>> BEGIN

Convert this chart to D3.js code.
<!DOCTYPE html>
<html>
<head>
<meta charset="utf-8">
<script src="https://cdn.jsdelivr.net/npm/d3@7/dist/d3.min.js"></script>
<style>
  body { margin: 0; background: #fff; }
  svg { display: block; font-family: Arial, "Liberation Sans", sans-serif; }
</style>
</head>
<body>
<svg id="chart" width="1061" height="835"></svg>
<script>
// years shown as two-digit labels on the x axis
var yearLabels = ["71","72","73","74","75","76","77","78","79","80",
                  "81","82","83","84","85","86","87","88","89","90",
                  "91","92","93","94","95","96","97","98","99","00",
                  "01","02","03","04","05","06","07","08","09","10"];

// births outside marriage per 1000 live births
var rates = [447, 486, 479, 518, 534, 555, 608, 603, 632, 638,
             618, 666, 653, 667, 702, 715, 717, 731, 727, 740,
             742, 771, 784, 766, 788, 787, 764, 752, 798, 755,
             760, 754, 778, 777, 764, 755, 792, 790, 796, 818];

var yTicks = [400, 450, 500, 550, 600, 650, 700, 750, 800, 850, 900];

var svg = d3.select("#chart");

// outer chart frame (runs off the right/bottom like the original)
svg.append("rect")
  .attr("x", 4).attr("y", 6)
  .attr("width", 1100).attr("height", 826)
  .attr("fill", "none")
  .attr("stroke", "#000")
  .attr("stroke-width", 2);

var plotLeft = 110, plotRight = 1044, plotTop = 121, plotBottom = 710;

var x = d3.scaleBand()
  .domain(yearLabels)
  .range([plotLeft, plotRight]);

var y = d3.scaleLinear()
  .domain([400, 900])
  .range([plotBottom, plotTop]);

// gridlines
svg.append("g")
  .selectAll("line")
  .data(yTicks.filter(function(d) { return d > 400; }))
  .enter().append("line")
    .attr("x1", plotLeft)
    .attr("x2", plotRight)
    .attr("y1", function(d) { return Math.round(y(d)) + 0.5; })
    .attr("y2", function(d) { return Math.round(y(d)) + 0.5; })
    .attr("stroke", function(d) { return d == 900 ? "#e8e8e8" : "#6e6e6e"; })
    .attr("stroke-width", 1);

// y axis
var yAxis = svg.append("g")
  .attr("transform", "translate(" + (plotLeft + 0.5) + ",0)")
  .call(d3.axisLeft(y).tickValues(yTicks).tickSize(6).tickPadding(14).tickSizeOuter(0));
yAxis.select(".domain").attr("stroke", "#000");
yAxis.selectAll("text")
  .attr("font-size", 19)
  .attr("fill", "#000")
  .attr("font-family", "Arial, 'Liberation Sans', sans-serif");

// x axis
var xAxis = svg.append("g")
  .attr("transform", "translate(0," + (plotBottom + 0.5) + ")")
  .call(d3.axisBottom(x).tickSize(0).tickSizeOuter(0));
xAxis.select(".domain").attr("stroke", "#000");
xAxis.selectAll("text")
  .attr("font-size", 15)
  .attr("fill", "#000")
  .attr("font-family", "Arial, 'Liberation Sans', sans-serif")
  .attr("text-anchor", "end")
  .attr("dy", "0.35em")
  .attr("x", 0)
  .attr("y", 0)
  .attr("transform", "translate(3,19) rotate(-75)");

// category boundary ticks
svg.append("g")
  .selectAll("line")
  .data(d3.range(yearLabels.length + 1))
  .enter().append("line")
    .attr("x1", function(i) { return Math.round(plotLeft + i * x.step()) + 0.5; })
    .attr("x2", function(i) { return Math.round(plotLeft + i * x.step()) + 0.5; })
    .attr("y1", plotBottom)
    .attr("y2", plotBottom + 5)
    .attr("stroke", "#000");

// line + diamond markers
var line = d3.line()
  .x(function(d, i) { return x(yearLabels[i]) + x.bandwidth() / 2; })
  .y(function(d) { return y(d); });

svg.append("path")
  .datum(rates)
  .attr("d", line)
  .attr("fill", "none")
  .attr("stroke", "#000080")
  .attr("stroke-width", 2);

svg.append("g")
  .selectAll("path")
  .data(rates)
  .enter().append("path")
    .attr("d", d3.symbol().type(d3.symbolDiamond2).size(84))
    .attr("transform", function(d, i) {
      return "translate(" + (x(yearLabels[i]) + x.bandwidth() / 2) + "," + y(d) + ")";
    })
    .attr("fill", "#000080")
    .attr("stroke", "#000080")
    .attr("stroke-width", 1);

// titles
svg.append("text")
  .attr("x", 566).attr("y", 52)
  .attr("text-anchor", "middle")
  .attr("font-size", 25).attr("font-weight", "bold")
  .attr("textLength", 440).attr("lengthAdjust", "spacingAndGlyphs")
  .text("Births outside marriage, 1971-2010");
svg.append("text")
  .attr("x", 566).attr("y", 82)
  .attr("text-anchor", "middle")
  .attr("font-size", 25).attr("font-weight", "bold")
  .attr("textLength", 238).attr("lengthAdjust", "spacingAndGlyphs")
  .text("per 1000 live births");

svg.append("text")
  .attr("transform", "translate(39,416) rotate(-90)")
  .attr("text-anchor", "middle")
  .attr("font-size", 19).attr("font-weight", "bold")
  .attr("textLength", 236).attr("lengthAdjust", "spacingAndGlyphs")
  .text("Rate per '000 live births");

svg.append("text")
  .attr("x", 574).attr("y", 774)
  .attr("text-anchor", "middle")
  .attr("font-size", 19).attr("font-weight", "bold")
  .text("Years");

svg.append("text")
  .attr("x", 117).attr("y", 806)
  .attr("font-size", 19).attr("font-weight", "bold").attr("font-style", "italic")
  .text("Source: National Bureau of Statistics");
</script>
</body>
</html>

>> END

Task requirements: Return what is listed above, exactly and completely.

Answer to this task:
Convert this chart to D3.js code.
<!DOCTYPE html>
<html>
<head>
<meta charset="utf-8">
<script src="https://cdn.jsdelivr.net/npm/d3@7/dist/d3.min.js"></script>
<style>
  body { margin: 0; background: #fff; }
  svg { display: block; font-family: Arial, "Liberation Sans", sans-serif; }
</style>
</head>
<body>
<svg id="chart" width="1061" height="835"></svg>
<script>
// years shown as two-digit labels on the x axis
var yearLabels = ["71","72","73","74","75","76","77","78","79","80",
                  "81","82","83","84","85","86","87","88","89","90",
                  "91","92","93","94","95","96","97","98","99","00",
                  "01","02","03","04","05","06","07","08","09","10"];

// births outside marriage per 1000 live births
var rates = [447, 486, 479, 518, 534, 555, 608, 603, 632, 638,
             618, 666, 653, 667, 702, 715, 717, 731, 727, 740,
             742, 771, 784, 766, 788, 787, 764, 752, 798, 755,
             760, 754, 778, 777, 764, 755, 792, 790, 796, 818];

var yTicks = [400, 450, 500, 550, 600, 650, 700, 750, 800, 850, 900];

var svg = d3.select("#chart");

// outer chart frame (runs off the right/bottom like the original)
svg.append("rect")
  .attr("x", 4).attr("y", 6)
  .attr("width", 1100).attr("height", 826)
  .attr("fill", "none")
  .attr("stroke", "#000")
  .attr("stroke-width", 2);

var plotLeft = 110, plotRight = 1044, plotTop = 121, plotBottom = 710;

var x = d3.scaleBand()
  .domain(yearLabels)
  .range([plotLeft, plotRight]);

var y = d3.scaleLinear()
  .domain([400, 900])
  .range([plotBottom, plotTop]);

// gridlines
svg.append("g")
  .selectAll("line")
  .data(yTicks.filter(function(d) { return d > 400; }))
  .enter().append("line")
    .attr("x1", plotLeft)
    .attr("x2", plotRight)
    .attr("y1", function(d) { return Math.round(y(d)) + 0.5; })
    .attr("y2", function(d) { return Math.round(y(d)) + 0.5; })
    .attr("stroke", function(d) { return d == 900 ? "#e8e8e8" : "#6e6e6e"; })
    .attr("stroke-width", 1);

// y axis
var yAxis = svg.append("g")
  .attr("transform", "translate(" + (plotLeft + 0.5) + ",0)")
  .call(d3.axisLeft(y).tickValues(yTicks).tickSize(6).tickPadding(14).tickSizeOuter(0));
yAxis.select(".domain").attr("stroke", "#000");
yAxis.selectAll("text")
  .attr("font-size", 19)
  .attr("fill", "#000")
  .attr("font-family", "Arial, 'Liberation Sans', sans-serif");

// x axis
var xAxis = svg.append("g")
  .attr("transform", "translate(0," + (plotBottom + 0.5) + ")")
  .call(d3.axisBottom(x).tickSize(0).tickSizeOuter(0));
xAxis.select(".domain").attr("stroke", "#000");
xAxis.selectAll("text")
  .attr("font-size", 15)
  .attr("fill", "#000")
  .attr("font-family", "Arial, 'Liberation Sans', sans-serif")
  .attr("text-anchor", "end")
  .attr("dy", "0.35em")
  .attr("x", 0)
  .attr("y", 0)
  .attr("transform", "translate(3,19) rotate(-75)");

// category boundary ticks
svg.append("g")
  .selectAll("line")
  .data(d3.range(yearLabels.length + 1))
  .enter().append("line")
    .attr("x1", function(i) { return Math.round(plotLeft + i * x.step()) + 0.5; })
    .attr("x2", function(i) { return Math.round(plotLeft + i * x.step()) + 0.5; })
    .attr("y1", plotBottom)
    .attr("y2", plotBottom + 5)
    .attr("stroke", "#000");

// line + diamond markers
var line = d3.line()
  .x(function(d, i) { return x(yearLabels[i]) + x.bandwidth() / 2; })
  .y(function(d) { return y(d); });

svg.append("path")
  .datum(rates)
  .attr("d", line)
  .attr("fill", "none")
  .attr("stroke", "#000080")
  .attr("stroke-width", 2);

svg.append("g")
  .selectAll("path")
  .data(rates)
  .enter().append("path")
    .attr("d", d3.symbol().type(d3.symbolDiamond2).size(84))
    .attr("transform", function(d, i) {
      return "translate(" + (x(yearLabels[i]) + x.bandwidth() / 2) + "," + y(d) + ")";
    })
    .attr("fill", "#000080")
    .attr("stroke", "#000080")
    .attr("stroke-width", 1);

// titles
svg.append("text")
  .attr("x", 566).attr("y", 52)
  .attr("text-anchor", "middle")
  .attr("font-size", 25).attr("font-weight", "bold")
  .attr("textLength", 440).attr("lengthAdjust", "spacingAndGlyphs")
  .text("Births outside marriage, 1971-2010");
svg.append("text")
  .attr("x", 566).attr("y", 82)
  .attr("text-anchor", "middle")
  .attr("font-size", 25).attr("font-weight", "bold")
  .attr("textLength", 238).attr("lengthAdjust", "spacingAndGlyphs")
  .text("per 1000 live births");

svg.append("text")
  .attr("transform", "translate(39,416) rotate(-90)")
  .attr("text-anchor", "middle")
  .attr("font-size", 19).attr("font-weight", "bold")
  .attr("textLength", 236).attr("lengthAdjust", "spacingAndGlyphs")
  .text("Rate per '000 live births");

svg.append("text")
  .attr("x", 574).attr("y", 774)
  .attr("text-anchor", "middle")
  .attr("font-size", 19).attr("font-weight", "bold")
  .text("Years");

svg.append("text")
  .attr("x", 117).attr("y", 806)
  .attr("font-size", 19).attr("font-weight", "bold").attr("font-style", "italic")
  .text("Source: National Bureau of Statistics");
</script>
</body>
</html>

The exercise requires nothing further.